After Mica Creek was placed on Idaho's list of impaired waterways in 2000, Larry and Sherry Mundt, the owners of the Rocking R8 ranch, decided to take matters into their own hands.
Twelve years and several conservation projects later, conservation agencies are holding the 680-acre ranch up as a model for how landowners can voluntarily work with them to address environmental issues.
"The Mundts are exemplary ranchers and stewards of their land. They've been proactively and systematically reducing stream bank erosion on Mica Creek for years," said Teri Murrison, administrator of the Idaho Soil and Water Conservation Commission.
The Rocking R8 is the largest ranch on Mica Creek, which is eight miles south of Coeur d'Alene and is a main tributary to Lake Coeur d'Alene. The family-owned ranch runs cattle and horses, produces forest products from its timber and harvests 500 tons of hay.

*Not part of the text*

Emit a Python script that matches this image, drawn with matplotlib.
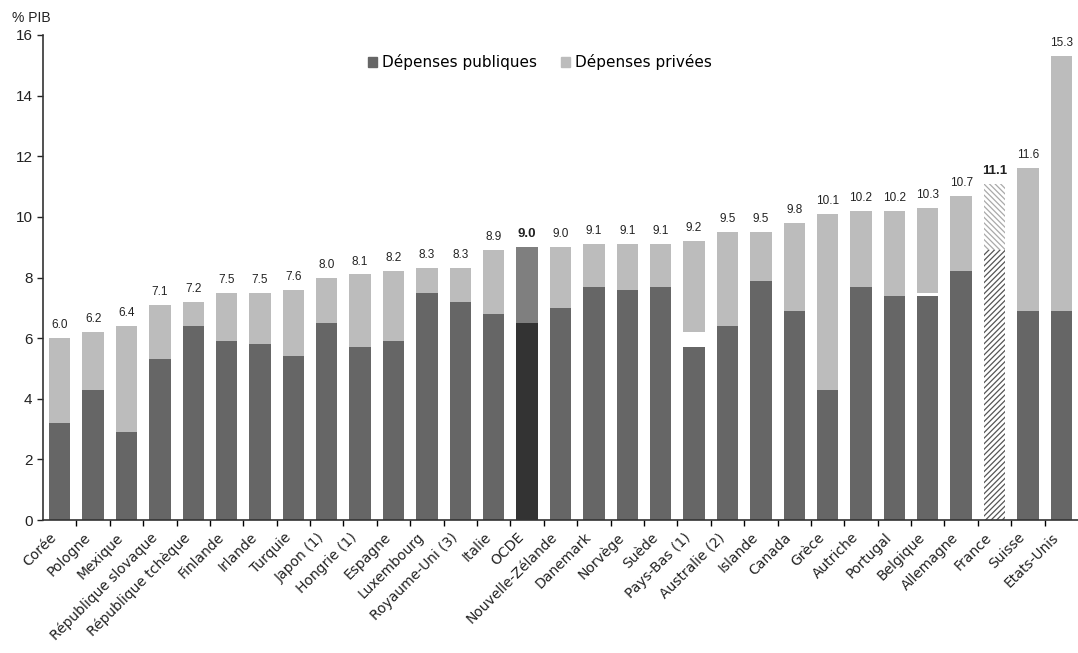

Working with the ISWCC, Natural Resources Conservation Service and local conservation districts, the ranch put in 3.4 miles of riparian exclusion fencing, developed eight off-creek watering facilities, reconfigured livestock stream crossings and created a ranch-wide grazing plan.
The ranch has also constructed cofferdams, which create a dry environment for projects while protecting flowing water from construction sediment.
"Each work site is unique and we have used several techniques to meet the requirement, from plastic and sandbags to plastic culverts," Larry Mundt said. "This allowed the fish to pass through active work sites without interference."
Using grants to help finance the projects, the Mundts decided to implement these conservation practices on their own, said Mark Hogen, the ISWCC water quality resource conservationist who helped the ranch develop its conservation plan.
"It's all been voluntary," Hogen said. "They wanted to do something proactively versus having a regulatory agency come after them."
The efforts have resulted in a significantly cleaner creek and serve as inspiration to other ranchers who "like to hear there is some hope out there for them if things aren't going so good," he adds.
Larry Mundt said the ranch's owners committed a long time ago to manage it in an environmentally responsible manner and the cooperation and technical expertise provided by the various conservation agencies, as well as cost-share assistance from a downstream homeowner's group, has helped them achieve that goal.
"We address these environmental issues in a budgeted, planned program," he said. "We are making investments on stewardship just like purchasing equipment or supplies and it takes all the players working together to make it successful."